From the start, it was always our ambition to get higher up the food chain to enter clients’ structures at a higher level, and clearly what we needed to do was to be seen as a business partner as well as a marketing and media partner. The restructuring addressed that issue and reframed our thinking to allow for this new role. I think it was largely successful. I’m glad we did it and I’m sure it’ll happen again under Nick’s leadership when he gets grumpy (quite soon, then).
GroupM – the fulfilment of a strategy long in the making
We’ve always taken the view that the only area of marketing services that really and obviously benefits from big and consolidated scale is media. If you look at the creative agencies or design agencies or PR agencies, these don’t require scale to be excellent. Media investment management does.
Because of the massive data requirements and technology investments, as well as the benefits of buying power, media agencies need scale. It was always thought that, as the business grew, we needed to put a structure in place that allowed that scale to work coherently. There is no point in having scale if it is not joined up. GroupM was thus born as an internal holding company, for want of a better phrase, whereby the aspects of our business that benefited from scale were joined up. So Irwin left Mindshare with colleagues from all our group agencies to set up GroupM.
What we’ve always been clear about is that we want the best of both worlds. We want to have very strong agencies in the market, but we want them to collaborate and be joined up where it benefits clients. We happen to think it’s a simple and obvious strategy. It is very difficult to execute, because it requires all 25,000 of us to work in a collaborative matrix. Not everybody is comfortable with that, but it is the only way.
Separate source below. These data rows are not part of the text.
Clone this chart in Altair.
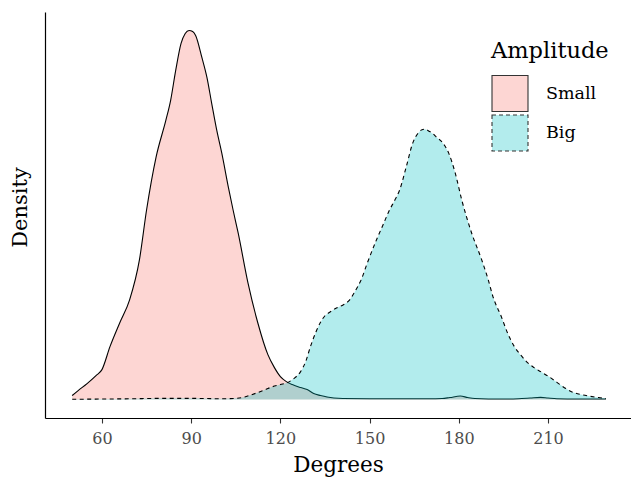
import altair as alt
import pandas as pd

# Density curves (degrees, density)
small_deg = [50.0, 52.0, 55.0, 58.0, 60.0, 62.7, 66.0, 69.3, 72.6, 75.0, 78.2, 81.5, 83.1,
             84.8, 86.6, 88.0, 89.3, 90.5, 91.5, 93.6, 95.3, 96.9, 98.6, 100.3, 102.5,
             104.1, 105.8, 109.1, 112.4, 115.8, 118.0, 120.0, 122.0, 124.0, 126.8, 129.0,
             131.2, 133.5, 135.7, 138.0, 141.0, 150.0, 160.0, 170.0, 174.4, 177.0, 180.5,
             183.0, 185.4, 190.0, 196.0, 200.0, 204.0, 207.5, 210.0, 213.0, 220.0, 229.5]
small_den = [0.0004, 0.0009, 0.0016, 0.0024, 0.0030, 0.0053, 0.0077, 0.0100, 0.0140,
             0.0190, 0.0243, 0.0280, 0.0300, 0.0330, 0.0357, 0.0367, 0.0370, 0.0369,
             0.0365, 0.0343, 0.0323, 0.0297, 0.0270, 0.0247, 0.0213, 0.0190, 0.0167,
             0.0117, 0.0077, 0.0045, 0.0032, 0.0023, 0.0018, 0.0015, 0.0012, 0.0010,
             0.0006, 0.0004, 0.00025, 0.00015, 0.0001, 0.00008, 0.00008, 0.00008, 0.0001,
             0.0002, 0.00035, 0.0002, 0.0001, 0.00006, 0.00006, 0.00008, 0.00015, 0.00022,
             0.00015, 0.00008, 0.00005, 0.00005]

big_deg = [50.0, 60.0, 70.0, 80.0, 90.0, 95.0, 100.0, 105.0, 108.0, 110.0, 112.4, 115.0,
           117.0, 120.0, 122.4, 124.5, 126.8, 128.5, 130.1, 132.0, 133.4, 135.0, 136.8,
           139.0, 141.2, 143.3, 145.0, 147.3, 149.0, 152.3, 154.5, 156.7, 158.5, 160.1,
           162.3, 164.5, 165.6, 166.6, 167.6, 168.6, 170.0, 171.1, 172.5, 174.4, 176.6,
           178.8, 181.0, 184.3, 187.7, 189.9, 191.5, 194.3, 196.5, 198.7, 201.0, 203.1,
           205.3, 207.5, 210.3, 213.1, 216.0, 218.6, 221.0, 224.1, 227.0, 229.5]
big_den = [0.00003, 0.00005, 0.00008, 0.00012, 0.00012, 0.0001, 0.00008, 0.00012, 0.00025,
           0.00045, 0.0007, 0.0010, 0.00125, 0.0015, 0.0017, 0.0021, 0.0028, 0.0038,
           0.0053, 0.0068, 0.0077, 0.0084, 0.0088, 0.0092, 0.0095, 0.0100, 0.0108,
           0.0121, 0.0135, 0.0160, 0.0175, 0.0190, 0.0200, 0.0210, 0.0233, 0.0257,
           0.0264, 0.0268, 0.02705, 0.0271, 0.0269, 0.0267, 0.0263, 0.0258, 0.0247,
           0.0227, 0.0200, 0.0167, 0.0140, 0.0120, 0.0103, 0.0083, 0.0066, 0.0053,
           0.0044, 0.0037, 0.0032, 0.0028, 0.0023, 0.0017, 0.0011, 0.0007, 0.0005,
           0.00033, 0.0002, 0.0001]

tick_values = [60, 90, 120, 150, 180, 210]

df = pd.concat([
    pd.DataFrame({"Degrees": small_deg, "Density": small_den, "Amplitude": "Small"}),
    pd.DataFrame({"Degrees": big_deg, "Density": big_den, "Amplitude": "Big"}),
], ignore_index=True)

FONT = "DejaVu Serif"

x = alt.X("Degrees:Q",
          scale=alt.Scale(domain=[40.85, 237.9], nice=False, zero=False),
          axis=alt.Axis(values=tick_values, title="Degrees", grid=False,
                        domainColor="black", domainWidth=1.2,
                        tickColor="#333333", tickWidth=1.1, tickSize=5,
                        labelColor="#4D4D4D", labelFont=FONT, labelFontSize=16,
                        labelPadding=7, titleFont=FONT, titleFontSize=21.5,
                        titleFontWeight="normal", titleColor="black", titlePadding=8))
y = alt.Y("Density:Q",
          scale=alt.Scale(domain=[-0.00185, 0.03885], nice=False, zero=False),
          axis=alt.Axis(labels=False, ticks=False, title="Density", grid=False,
                        domainColor="black", domainWidth=1.2,
                        titleFont=FONT, titleFontSize=21, titleFontWeight="normal",
                        titleColor="black", titlePadding=15, titleY=195),
          stack=None)

base = alt.Chart(df)
small = base.transform_filter(alt.datum.Amplitude == "Small")
big = base.transform_filter(alt.datum.Amplitude == "Big")

small_area = small.mark_area(color="#F8766D", fillOpacity=0.3, interpolate="monotone").encode(x=x, y=y)
small_line = small.mark_line(color="black", strokeWidth=1.1, interpolate="monotone").encode(x=x, y=y)
big_area = big.mark_area(color="#00BFC4", fillOpacity=0.3, interpolate="monotone").encode(x=x, y=y)
big_line = big.mark_line(color="black", strokeWidth=1.1, strokeDash=[4, 3.5],
                         interpolate="monotone").encode(x=x, y=y)

common = dict(orient="none", legendX=446, symbolType="square", symbolSize=1296,
              symbolOpacity=1, symbolStrokeColor="#333333", symbolStrokeWidth=1.1,
              labelFont=FONT, labelFontSize=17.5, labelColor="black",
              labelOffset=17, padding=0)

leg_small = alt.Legend(title="Amplitude", legendY=28,
                       titleFont=FONT, titleFontSize=22.5, titleFontWeight="normal",
                       titleColor="black", titlePadding=12, **common)
leg_big = alt.Legend(title=None, legendY=102, symbolDash=[4, 3], **common)

legend_small = small.mark_area(opacity=0).encode(
    x=x, y=y,
    fill=alt.Fill("Amplitude:N",
                  scale=alt.Scale(domain=["Small"], range=["#FDD6D3"]),
                  legend=leg_small),
)
legend_big = big.mark_area(opacity=0).encode(
    x=x, y=y,
    color=alt.Color("Amplitude:N",
                    scale=alt.Scale(domain=["Big"], range=["#B3ECED"]),
                    legend=leg_big),
)

chart = alt.layer(small_area, small_line, big_area, big_line,
                  legend_small, legend_big).properties(
    width=586, height=406,
    background="white",
    autosize=alt.AutoSizeParams(type="none"),
    padding={"left": 37, "top": 4, "right": 0, "bottom": 60},
).configure_view(strokeWidth=0, stroke="transparent")

chart.save("out.html", embed_options={"renderer": "svg", "actions": False})
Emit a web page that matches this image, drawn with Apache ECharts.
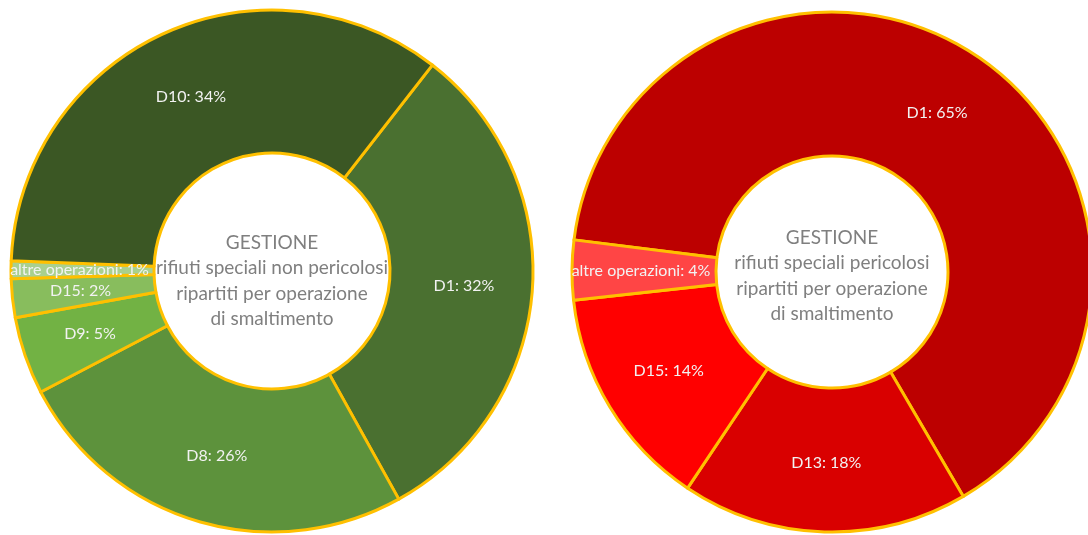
<!DOCTYPE html>
<html>
<head>
<meta charset="utf-8">
<script src="https://cdn.jsdelivr.net/npm/echarts@6/dist/echarts.min.js"></script>
<style>
  html, body { margin: 0; padding: 0; background: #fff; }
  #chart { width: 1088px; height: 535px; }
</style>
</head>
<body>
<div id="chart"></div>
<script>
// non pericolosi (clockwise from D1) - slice sizes, labels as printed
const npNames = ['D1', 'D8', 'D9', 'D15', 'altre operazioni', 'D10']
const npValues = [31.4, 25.4, 4.8, 2.4, 1.1, 34.9]
const npLabels = [32, 26, 5, 2, 1, 34]
const npColors = ['#4a7030', '#5d923c', '#72b244', '#88bd5d', '#a9d08e', '#3b5724']

// pericolosi (clockwise from D1)
const pNames = ['D1', 'D13', 'D15', 'altre operazioni']
const pValues = [64.6, 17.8, 13.9, 3.7]
const pLabels = [65, 18, 14, 4]
const pColors = ['#bc0000', '#d90000', '#ff0000', '#ff4545']

const npTitle = ['GESTIONE', 'rifiuti speciali non pericolosi', 'ripartiti per operazione', 'di smaltimento']
const pTitle = ['GESTIONE', 'rifiuti speciali pericolosi', 'ripartiti per operazione', 'di smaltimento']

const font = 'Lato, "Open Sans", sans-serif'

const makeData = (names, values, labels, colors) =>
    names.map((n, i) => ({
        name: n,
        value: values[i],
        pct: labels[i],
        itemStyle: { color: colors[i] }
    }))

const donut = (center, radius, startAngle, data) => ({
    type: 'pie',
    center: center,
    radius: radius,
    startAngle: startAngle,
    clockwise: true,
    avoidLabelOverlap: false,
    silent: true,
    data: data,
    itemStyle: {
        borderColor: '#ffc000',
        borderWidth: 3
    },
    label: {
        show: true,
        position: 'inside',
        formatter: p => p.name + ': ' + p.data.pct + '%',
        color: '#f2f2f2',
        fontFamily: font,
        fontSize: 16,
        fontWeight: 'normal'
    },
    labelLine: { show: false }
})

const centerText = (x, y, lines) => ({
    type: 'text',
    x: x,
    y: y,
    style: {
        text: lines.join('\n'),
        fill: '#7f7f7f',
        font: '19px ' + font,
        lineHeight: 25.5,
        textAlign: 'center',
        textVerticalAlign: 'middle'
    }
})

let Charts = echarts.init(document.getElementById('chart'))
Charts.setOption({
    animation: false,
    series: [
        donut([272, 271], [118, 261], 52.1, makeData(npNames, npValues, npLabels, npColors)),
        donut([832, 272], [116, 260], 172.9, makeData(pNames, pValues, pLabels, pColors))
    ],
    graphic: [
        centerText(272, 281, npTitle),
        centerText(832, 276, pTitle)
    ]
})
</script>
</body>
</html>
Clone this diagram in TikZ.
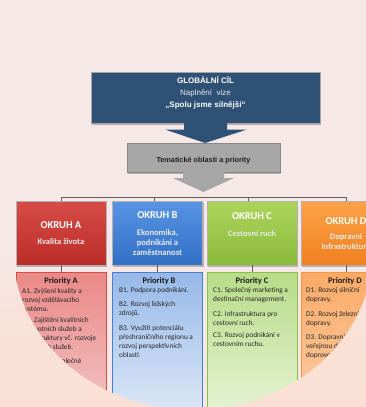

“It’s an industry that does make a difference to clients, and that is something that we don’t speak about enough: the importance of what we do”
I was lucky. I stumbled into the business, as so many people do, and I honestly felt comfortable with it from the start. The fact is that it’s a very broad type of business and has many diverse types of people, from the heavy-duty scientists to liberal arts creatives; there’s a really interesting mix of people that makes it incredibly interesting. We have room for iconoclasts, scientists, creatives, investment specialists, mathematicians, film producers, managers, finance wizards and IT experts – and many others – all working together in teams. This has always been a great business to be in. It’s an industry that does make a difference to clients, and that is something that we don’t speak about enough: the importance of what we do. When we’re at our best, we are vital, valuable and fun.
The most important things (by far) were to get a plan, stick to it, and pick the right people to get it done. So many people (far too many to list) took the risk and joined. And the majority of the senior management who started the business are still in the company or the broader group. That is an amazing testament.